REQUIREMENTS ▸
Look for the line containing "Generate a Python" and the line containing "from bokeh.resources import INLINE" in the entries below. Copy those two and all lines between them exactly, leaving out pictures.
RECORDS FOR THE TASK start
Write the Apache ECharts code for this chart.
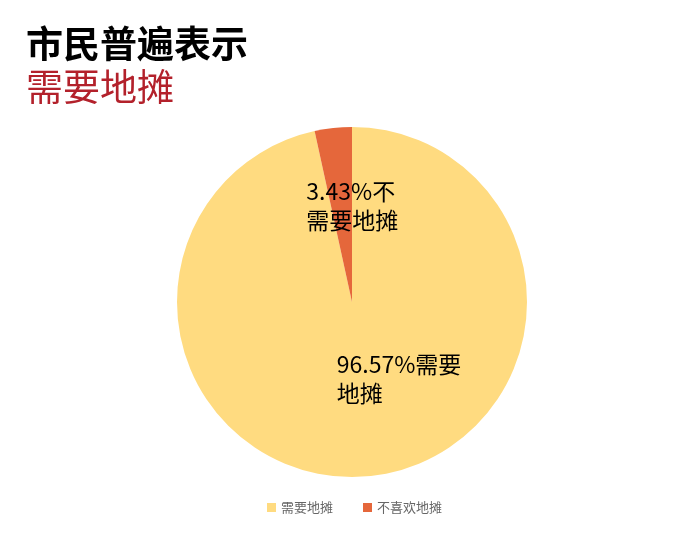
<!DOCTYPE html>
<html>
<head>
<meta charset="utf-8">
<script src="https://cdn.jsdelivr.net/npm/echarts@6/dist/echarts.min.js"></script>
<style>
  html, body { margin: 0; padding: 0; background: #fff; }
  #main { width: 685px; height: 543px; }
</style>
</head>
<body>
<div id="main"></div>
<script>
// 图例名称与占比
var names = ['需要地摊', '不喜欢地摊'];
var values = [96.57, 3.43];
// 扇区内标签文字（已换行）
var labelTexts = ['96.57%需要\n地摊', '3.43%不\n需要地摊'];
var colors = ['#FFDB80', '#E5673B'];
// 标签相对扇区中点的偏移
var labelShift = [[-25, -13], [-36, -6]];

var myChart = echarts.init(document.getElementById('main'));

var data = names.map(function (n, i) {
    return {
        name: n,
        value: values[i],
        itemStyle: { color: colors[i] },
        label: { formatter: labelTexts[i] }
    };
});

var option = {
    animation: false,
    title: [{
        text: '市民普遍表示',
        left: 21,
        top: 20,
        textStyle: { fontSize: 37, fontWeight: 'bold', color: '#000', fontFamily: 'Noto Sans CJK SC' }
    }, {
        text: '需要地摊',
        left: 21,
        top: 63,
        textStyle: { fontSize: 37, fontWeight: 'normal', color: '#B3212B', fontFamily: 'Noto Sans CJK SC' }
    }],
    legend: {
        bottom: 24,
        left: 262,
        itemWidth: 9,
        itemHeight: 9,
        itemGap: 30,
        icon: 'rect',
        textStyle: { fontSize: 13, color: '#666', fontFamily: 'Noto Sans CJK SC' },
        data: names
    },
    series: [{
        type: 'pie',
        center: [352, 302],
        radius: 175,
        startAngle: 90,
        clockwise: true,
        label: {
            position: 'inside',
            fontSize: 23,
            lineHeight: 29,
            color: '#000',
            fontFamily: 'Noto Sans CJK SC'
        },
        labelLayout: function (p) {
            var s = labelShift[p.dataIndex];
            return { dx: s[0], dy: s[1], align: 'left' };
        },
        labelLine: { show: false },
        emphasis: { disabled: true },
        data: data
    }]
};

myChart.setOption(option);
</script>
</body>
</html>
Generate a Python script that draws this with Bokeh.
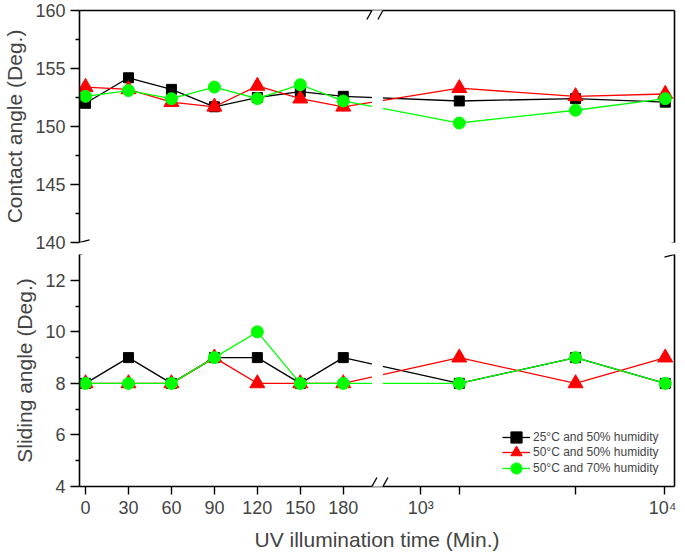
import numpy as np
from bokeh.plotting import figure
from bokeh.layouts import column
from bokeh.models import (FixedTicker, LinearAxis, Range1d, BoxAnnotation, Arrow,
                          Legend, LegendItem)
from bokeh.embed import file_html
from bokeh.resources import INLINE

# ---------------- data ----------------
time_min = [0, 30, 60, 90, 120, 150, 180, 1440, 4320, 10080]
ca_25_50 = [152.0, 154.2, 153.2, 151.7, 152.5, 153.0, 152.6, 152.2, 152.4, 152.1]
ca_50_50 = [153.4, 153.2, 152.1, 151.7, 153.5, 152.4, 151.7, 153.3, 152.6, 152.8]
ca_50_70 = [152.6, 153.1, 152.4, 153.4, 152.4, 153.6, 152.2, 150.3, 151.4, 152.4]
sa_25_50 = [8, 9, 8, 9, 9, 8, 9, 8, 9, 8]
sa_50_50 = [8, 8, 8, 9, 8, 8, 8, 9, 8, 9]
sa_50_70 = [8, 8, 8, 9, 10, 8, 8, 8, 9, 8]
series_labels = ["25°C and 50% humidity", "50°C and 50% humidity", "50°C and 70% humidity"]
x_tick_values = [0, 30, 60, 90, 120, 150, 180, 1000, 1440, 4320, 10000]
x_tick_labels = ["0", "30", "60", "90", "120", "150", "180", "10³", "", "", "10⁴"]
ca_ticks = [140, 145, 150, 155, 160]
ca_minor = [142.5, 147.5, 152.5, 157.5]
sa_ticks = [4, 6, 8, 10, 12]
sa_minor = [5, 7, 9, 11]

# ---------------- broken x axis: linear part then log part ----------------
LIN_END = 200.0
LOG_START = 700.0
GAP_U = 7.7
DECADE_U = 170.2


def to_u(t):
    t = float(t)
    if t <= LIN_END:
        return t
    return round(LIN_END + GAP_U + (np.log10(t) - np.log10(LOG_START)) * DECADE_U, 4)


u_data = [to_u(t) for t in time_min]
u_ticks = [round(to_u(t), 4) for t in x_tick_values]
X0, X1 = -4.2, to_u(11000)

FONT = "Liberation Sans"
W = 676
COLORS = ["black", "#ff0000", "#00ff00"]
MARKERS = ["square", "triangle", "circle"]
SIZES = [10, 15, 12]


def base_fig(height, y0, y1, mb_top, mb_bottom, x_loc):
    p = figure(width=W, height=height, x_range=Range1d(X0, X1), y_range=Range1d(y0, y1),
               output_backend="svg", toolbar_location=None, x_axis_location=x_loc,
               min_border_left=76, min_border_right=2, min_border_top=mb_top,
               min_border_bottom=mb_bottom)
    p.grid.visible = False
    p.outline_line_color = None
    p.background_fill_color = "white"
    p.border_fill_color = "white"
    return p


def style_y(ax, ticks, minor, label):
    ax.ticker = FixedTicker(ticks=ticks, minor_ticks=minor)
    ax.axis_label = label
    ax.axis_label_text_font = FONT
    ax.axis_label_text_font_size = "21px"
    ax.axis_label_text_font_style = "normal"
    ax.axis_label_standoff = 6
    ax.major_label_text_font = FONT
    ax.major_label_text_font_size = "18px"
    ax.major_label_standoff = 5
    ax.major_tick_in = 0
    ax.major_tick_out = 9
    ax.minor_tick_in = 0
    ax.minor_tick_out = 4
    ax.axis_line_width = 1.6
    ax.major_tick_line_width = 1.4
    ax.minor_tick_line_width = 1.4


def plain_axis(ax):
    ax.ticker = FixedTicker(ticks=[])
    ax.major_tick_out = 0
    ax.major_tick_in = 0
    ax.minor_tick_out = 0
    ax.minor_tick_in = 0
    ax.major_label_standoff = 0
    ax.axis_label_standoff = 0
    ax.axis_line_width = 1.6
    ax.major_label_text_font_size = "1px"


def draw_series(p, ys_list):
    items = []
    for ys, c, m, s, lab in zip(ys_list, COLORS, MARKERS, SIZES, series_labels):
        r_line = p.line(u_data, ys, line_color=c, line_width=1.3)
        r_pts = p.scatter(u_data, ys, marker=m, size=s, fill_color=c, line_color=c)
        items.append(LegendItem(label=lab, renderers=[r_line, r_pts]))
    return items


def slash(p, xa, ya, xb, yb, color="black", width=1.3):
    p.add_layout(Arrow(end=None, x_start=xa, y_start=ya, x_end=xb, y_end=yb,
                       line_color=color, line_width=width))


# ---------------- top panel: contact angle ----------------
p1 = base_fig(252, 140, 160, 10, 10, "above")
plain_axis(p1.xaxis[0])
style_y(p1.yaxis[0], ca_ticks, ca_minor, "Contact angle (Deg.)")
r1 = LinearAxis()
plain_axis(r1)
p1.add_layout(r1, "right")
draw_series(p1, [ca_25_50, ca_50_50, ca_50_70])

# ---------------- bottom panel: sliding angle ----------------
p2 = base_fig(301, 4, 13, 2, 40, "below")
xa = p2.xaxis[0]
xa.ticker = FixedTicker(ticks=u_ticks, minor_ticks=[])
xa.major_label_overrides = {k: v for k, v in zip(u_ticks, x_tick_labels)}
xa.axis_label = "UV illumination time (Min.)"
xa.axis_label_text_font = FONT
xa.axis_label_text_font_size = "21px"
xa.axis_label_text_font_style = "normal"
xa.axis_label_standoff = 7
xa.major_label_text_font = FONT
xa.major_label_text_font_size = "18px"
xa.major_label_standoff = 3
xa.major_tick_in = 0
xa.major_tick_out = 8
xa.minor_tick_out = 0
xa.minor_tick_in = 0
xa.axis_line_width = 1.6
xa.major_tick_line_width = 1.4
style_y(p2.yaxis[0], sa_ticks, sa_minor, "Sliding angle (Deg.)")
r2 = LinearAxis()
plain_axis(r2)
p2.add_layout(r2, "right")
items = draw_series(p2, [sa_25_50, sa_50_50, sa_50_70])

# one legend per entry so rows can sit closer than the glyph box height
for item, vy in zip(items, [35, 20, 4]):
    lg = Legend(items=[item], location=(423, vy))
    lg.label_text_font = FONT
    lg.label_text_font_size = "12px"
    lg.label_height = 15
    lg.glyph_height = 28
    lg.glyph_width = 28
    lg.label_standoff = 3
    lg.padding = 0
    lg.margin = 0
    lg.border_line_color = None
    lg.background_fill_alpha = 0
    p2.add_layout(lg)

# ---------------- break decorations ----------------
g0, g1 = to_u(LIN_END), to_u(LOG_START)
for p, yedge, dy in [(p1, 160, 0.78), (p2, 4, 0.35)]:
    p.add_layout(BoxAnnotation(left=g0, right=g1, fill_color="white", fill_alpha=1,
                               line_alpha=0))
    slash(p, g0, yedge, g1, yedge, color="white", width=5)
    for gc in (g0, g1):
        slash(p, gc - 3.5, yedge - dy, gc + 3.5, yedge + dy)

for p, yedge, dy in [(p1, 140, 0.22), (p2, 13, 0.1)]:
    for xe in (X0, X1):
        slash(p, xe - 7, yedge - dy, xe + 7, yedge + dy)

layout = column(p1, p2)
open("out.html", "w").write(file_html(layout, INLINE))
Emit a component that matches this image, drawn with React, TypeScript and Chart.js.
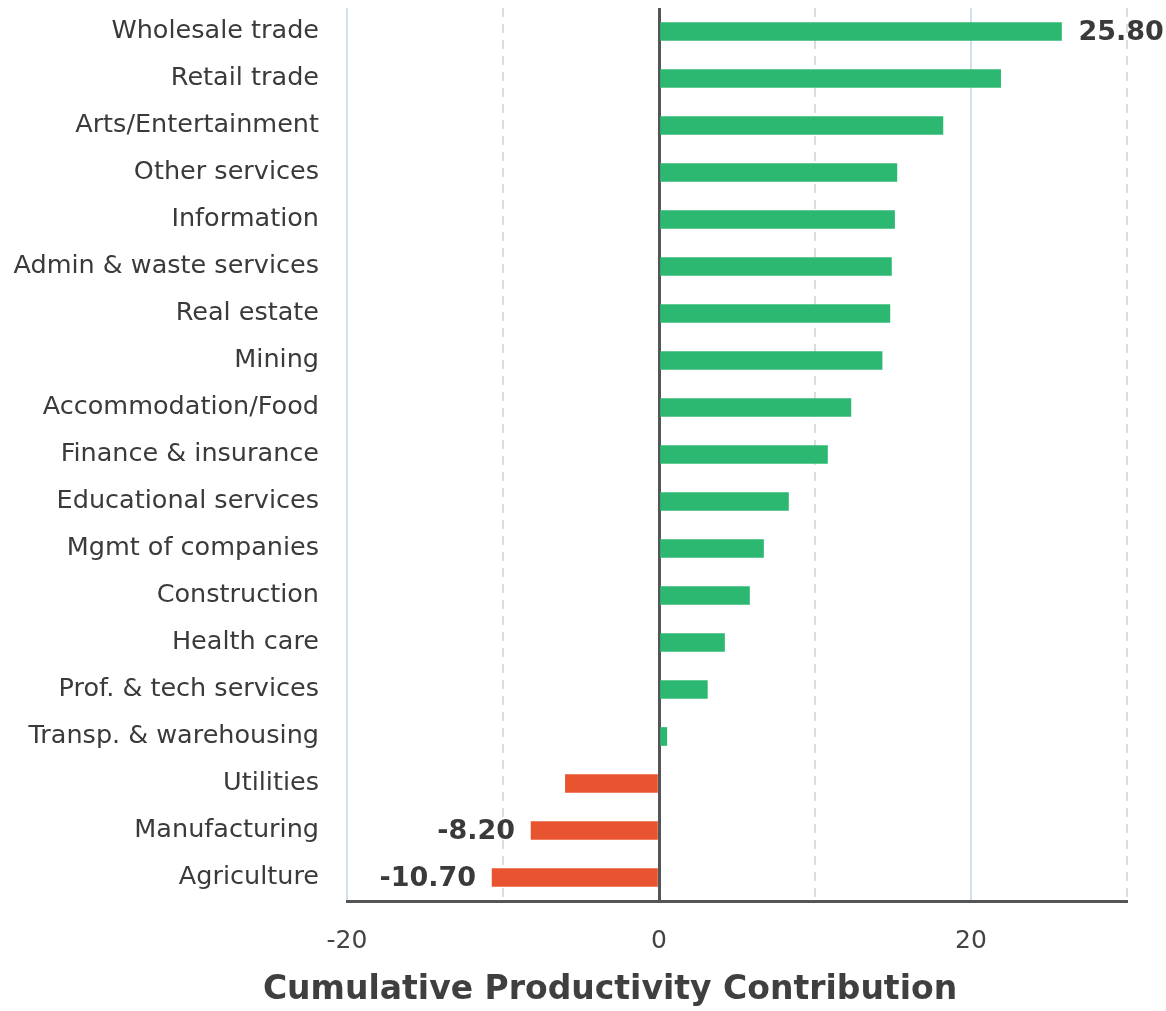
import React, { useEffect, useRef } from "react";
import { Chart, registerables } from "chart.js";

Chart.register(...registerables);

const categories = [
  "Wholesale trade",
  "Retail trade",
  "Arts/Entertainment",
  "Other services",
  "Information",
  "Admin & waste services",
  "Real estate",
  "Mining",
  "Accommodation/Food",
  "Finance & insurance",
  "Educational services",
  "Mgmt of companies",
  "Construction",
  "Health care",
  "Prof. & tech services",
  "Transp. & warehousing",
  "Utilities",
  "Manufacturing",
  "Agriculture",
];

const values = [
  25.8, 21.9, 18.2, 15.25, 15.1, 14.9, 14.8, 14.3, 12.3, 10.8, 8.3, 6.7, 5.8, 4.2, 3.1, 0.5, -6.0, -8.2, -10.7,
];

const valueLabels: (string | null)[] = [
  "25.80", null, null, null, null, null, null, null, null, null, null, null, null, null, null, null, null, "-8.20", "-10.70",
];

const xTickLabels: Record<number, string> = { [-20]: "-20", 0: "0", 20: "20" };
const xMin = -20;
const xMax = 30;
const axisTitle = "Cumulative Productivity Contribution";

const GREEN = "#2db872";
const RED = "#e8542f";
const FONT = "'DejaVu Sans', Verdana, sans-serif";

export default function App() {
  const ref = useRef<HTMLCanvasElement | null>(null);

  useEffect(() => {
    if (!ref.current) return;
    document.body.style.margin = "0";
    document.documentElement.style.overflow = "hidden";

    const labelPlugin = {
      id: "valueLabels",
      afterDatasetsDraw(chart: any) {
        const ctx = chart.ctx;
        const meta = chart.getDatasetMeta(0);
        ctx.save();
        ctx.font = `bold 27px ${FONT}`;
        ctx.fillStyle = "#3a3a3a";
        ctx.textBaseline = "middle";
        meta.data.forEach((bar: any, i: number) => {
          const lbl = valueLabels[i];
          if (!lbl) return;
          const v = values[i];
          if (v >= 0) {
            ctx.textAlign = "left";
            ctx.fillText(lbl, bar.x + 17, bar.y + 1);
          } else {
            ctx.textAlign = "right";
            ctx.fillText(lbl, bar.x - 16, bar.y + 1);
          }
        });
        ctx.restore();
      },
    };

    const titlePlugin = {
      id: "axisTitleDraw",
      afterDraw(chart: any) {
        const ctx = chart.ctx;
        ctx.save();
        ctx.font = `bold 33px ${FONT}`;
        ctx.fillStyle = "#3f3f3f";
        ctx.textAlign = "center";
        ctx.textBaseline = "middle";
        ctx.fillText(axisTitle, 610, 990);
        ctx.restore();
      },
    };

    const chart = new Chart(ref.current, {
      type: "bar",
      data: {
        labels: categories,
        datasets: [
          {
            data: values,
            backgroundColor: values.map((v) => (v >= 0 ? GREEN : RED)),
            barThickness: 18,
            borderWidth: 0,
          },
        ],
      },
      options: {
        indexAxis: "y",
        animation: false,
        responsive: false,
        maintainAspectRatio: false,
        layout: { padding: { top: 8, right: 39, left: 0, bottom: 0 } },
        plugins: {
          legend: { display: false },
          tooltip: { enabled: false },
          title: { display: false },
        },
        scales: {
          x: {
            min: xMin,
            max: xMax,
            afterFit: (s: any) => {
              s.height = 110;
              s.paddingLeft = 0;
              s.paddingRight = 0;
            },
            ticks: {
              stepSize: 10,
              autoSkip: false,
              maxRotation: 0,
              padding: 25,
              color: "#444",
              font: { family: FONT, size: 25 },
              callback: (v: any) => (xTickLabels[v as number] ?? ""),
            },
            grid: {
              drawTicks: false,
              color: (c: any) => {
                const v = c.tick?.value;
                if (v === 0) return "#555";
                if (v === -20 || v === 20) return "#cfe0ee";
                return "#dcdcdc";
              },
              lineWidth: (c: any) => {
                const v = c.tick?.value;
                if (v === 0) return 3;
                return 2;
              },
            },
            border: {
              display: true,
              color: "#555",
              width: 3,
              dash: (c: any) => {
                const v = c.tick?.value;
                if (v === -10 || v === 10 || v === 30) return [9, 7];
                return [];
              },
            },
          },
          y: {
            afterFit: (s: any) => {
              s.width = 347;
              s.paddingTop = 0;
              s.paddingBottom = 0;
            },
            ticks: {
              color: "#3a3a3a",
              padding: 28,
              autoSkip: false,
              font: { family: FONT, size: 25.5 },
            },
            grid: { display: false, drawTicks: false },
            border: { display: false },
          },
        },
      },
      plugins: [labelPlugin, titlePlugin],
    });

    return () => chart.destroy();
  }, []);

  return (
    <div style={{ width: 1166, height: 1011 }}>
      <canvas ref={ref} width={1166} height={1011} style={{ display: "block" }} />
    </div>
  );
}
RECORDS FOR THE TASK end
ANSWER FOR THE TASK ▸
Generate a Python script that draws this with Bokeh.
import numpy as np
from bokeh.plotting import figure
from bokeh.layouts import column
from bokeh.models import (FixedTicker, LinearAxis, Range1d, BoxAnnotation, Arrow,
                          Legend, LegendItem)
from bokeh.embed import file_html
from bokeh.resources import INLINE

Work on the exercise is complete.